• [EXTRACTED INFORMATION]
--

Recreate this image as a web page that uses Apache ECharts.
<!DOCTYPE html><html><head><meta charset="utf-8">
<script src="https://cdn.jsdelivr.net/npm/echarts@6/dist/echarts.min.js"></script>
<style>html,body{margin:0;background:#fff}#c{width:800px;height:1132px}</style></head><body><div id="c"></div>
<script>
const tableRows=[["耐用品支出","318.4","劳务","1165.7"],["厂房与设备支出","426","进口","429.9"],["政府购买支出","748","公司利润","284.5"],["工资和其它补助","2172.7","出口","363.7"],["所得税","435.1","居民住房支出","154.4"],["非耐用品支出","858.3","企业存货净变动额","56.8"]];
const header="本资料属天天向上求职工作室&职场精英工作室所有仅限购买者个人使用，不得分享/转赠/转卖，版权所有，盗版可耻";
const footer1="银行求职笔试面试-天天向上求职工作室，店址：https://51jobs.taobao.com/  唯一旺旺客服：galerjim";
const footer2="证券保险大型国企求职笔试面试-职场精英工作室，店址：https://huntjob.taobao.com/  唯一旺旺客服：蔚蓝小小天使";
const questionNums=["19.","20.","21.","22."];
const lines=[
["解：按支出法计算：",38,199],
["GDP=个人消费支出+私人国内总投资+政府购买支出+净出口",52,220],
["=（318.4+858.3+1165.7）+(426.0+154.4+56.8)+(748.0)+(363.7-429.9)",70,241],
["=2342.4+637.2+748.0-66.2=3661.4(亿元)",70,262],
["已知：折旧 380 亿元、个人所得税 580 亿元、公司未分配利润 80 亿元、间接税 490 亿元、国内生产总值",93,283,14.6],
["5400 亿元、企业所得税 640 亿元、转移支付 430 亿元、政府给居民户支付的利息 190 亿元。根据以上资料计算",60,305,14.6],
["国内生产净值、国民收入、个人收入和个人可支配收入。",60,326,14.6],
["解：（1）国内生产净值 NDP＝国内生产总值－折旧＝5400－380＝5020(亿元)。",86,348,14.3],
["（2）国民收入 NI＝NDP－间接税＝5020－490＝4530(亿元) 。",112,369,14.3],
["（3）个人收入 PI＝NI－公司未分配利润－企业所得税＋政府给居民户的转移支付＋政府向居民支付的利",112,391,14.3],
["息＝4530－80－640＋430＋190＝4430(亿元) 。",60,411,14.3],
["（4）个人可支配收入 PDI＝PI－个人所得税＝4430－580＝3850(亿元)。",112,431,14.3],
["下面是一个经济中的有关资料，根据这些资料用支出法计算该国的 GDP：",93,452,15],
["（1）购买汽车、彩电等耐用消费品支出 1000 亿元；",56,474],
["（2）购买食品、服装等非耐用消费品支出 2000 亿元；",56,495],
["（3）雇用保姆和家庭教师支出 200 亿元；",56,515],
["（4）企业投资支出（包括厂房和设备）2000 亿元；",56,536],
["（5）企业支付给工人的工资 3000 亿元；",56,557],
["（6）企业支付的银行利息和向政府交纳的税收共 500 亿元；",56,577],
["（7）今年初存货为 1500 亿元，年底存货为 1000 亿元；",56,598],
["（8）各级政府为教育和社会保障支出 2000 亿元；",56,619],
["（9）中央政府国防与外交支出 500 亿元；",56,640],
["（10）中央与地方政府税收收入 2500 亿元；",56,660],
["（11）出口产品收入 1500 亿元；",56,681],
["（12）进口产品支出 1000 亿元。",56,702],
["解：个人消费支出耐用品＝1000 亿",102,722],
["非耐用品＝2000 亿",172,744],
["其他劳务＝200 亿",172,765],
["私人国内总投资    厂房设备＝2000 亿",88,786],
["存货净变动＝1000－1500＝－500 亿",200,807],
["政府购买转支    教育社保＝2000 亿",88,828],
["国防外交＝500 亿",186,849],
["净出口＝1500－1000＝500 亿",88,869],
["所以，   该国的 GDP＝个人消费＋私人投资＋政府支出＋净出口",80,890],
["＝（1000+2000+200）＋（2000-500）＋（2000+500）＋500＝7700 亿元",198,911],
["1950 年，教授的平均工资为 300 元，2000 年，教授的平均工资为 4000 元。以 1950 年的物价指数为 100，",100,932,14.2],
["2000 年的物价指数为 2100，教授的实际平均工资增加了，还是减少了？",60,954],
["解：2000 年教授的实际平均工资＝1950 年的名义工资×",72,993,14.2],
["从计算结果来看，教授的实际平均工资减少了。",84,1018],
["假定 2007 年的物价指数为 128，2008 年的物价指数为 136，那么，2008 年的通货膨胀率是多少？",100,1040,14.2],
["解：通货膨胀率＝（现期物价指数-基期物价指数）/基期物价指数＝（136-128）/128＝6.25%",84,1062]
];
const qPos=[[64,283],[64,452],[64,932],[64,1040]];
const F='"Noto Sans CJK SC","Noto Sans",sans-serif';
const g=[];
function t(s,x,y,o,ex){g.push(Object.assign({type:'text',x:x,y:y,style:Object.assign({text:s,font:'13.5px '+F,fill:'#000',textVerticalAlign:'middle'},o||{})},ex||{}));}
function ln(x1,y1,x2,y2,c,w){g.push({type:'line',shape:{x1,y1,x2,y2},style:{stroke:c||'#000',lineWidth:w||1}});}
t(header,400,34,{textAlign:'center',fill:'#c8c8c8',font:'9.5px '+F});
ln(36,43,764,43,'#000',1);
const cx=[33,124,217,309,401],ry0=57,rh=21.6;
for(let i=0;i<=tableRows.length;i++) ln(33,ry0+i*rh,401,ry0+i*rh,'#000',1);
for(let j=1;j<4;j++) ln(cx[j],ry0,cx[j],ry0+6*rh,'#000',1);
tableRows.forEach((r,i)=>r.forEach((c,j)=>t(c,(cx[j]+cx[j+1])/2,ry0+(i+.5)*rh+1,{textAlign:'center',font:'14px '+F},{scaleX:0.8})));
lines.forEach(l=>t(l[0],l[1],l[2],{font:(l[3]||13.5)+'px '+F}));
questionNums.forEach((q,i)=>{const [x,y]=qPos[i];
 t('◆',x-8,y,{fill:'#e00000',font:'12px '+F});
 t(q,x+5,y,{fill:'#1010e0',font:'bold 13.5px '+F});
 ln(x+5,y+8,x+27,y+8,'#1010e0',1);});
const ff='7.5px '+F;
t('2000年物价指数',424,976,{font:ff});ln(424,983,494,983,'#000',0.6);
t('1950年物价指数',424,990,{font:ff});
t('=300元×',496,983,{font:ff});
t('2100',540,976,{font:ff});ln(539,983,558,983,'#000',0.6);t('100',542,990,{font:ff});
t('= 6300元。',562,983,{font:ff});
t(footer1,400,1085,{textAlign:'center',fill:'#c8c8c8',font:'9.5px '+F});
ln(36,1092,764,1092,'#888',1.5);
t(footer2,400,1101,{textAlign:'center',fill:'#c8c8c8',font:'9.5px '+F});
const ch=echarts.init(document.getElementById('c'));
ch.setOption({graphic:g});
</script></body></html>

--

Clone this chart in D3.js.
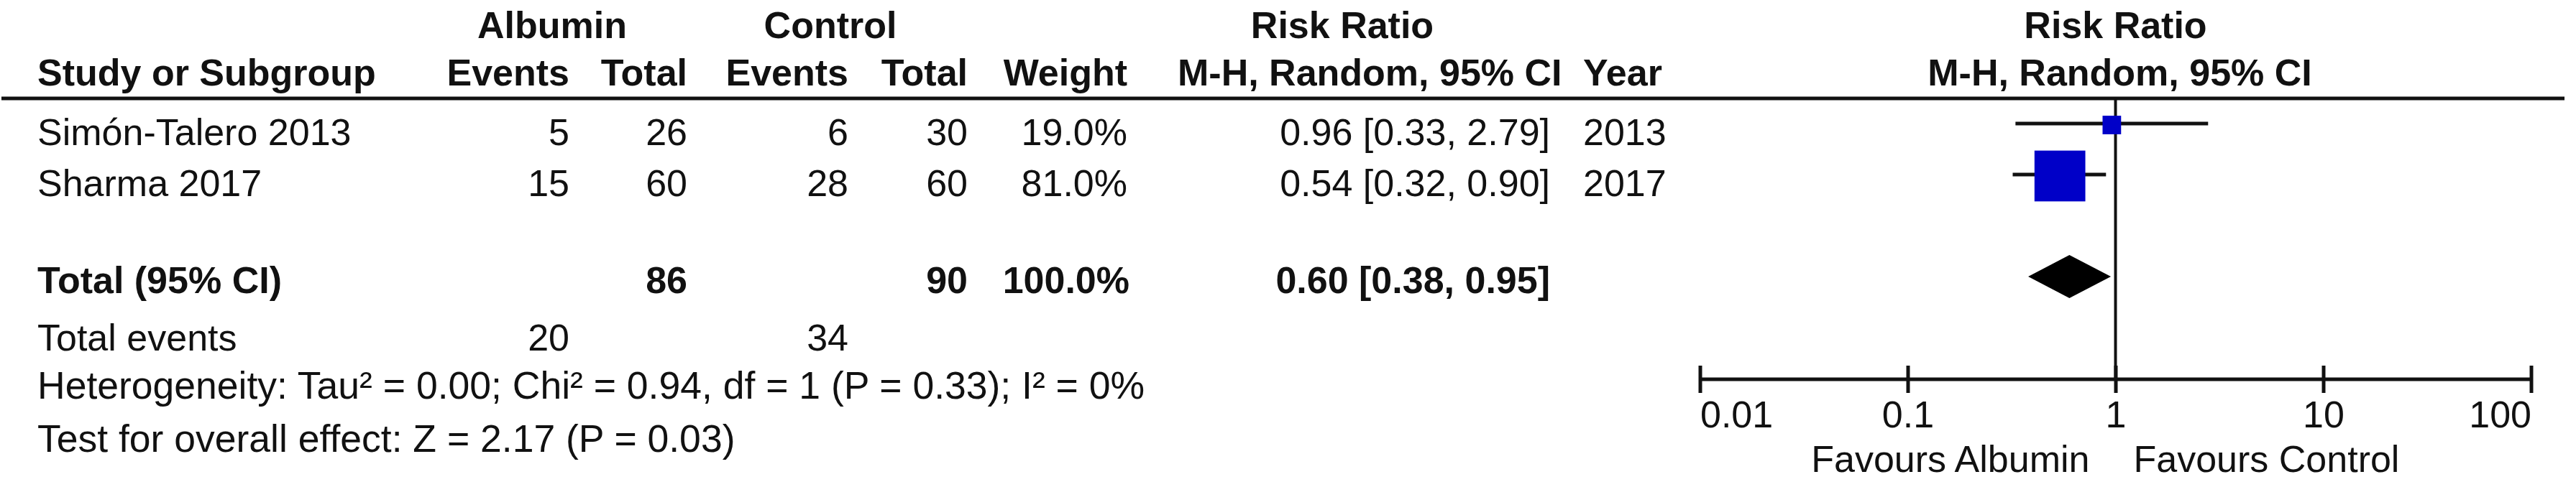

--

• [YOUR TASK] Check each line of the records above for "this", and copy those that have it.

• [COMPLETED EXERCISE]
Recreate this image as a web page that uses Apache ECharts.
Clone this chart in D3.js.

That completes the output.